Pierre Granche graduated from the École des beaux-arts de Montréal in 1969 where he started created sculptures from different metals. After his studies, he then proceeded to learn new welding techniques. In 1976, he pursued advanced studies in sculpture at the Université de Vincennes in Paris.
Pierre Granche chose installation as his sculptural practice for public art or for exhibition sites. The artist renewed the codes of artistic practice in Quebec by expanding the notion of the artist, his or her art and the exhibition site. The artist shows interest at an early stage in spatial organization, structural topology and topography. He sees art practically as a science, two fields for which research is a fundamental and intrinsic element. Formal research was his source of inspiration. Among the artists interested by art and the city, Granche belonged to a sub-group of people that were forever conscious for the perpetually changing aspect of the urban landscape.
It is paramount that artists integrate their work to architecture in Quebec. He participated in the Comité de la politique d’intégration au ministère des Travaux publics et de l’Approvisionnement’s study sessions and offered his services as a specialist in committees dedicated to selecting projects. Throughout his brief career, Pierre Granche created more than a hundred works of art which he integrated to architecture, to nature and, in an ephemeral way, to the exhibition site. He also created twenty public art works.
As a teacher at the Université de Montréal from 1975 until his death in 1997, Granche helped found the plastic arts section within the Département d’histoire de l’art. For Granche, you could only learn by working on concrete projects.

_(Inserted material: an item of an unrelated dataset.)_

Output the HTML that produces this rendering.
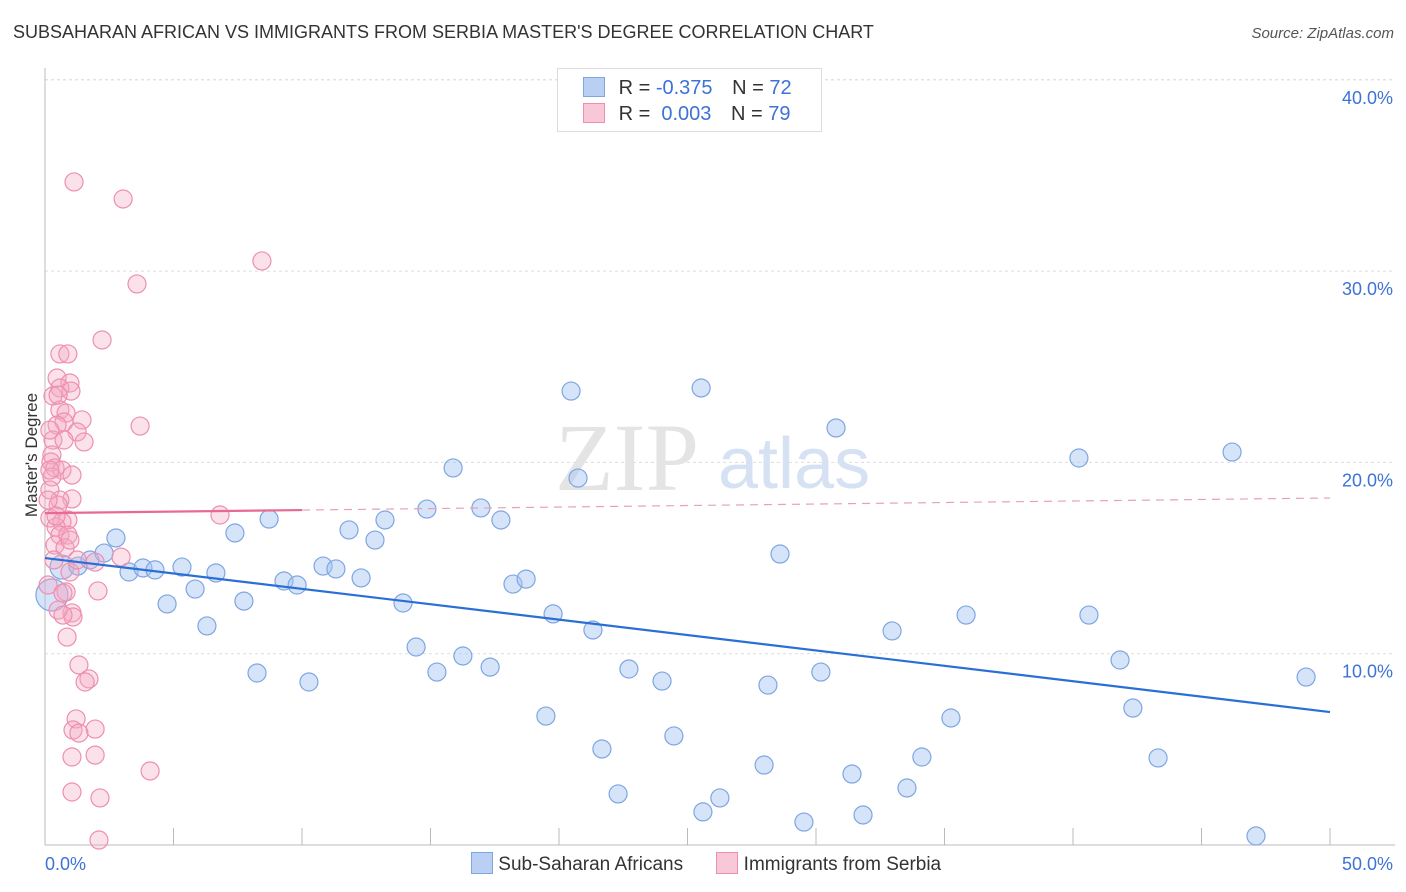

He included students in the fulfillment of public orders or important installations for museums, adding a modern twist to the operating methods of the prestigious studios of the Renaissance or the Bauhaus.
The work is composed of four elements: a luminous base of glass plates evoking water, an island, or the earth’s stratification; an “urban totem,” an image-synthesis of the city and its history in three phases; a procession of figures recalling moments, legends and objects from our collective memory; and a communication tower rooted in a mountain of books, a reflection of the Museum’s knowledge and of its role in research and diffusion.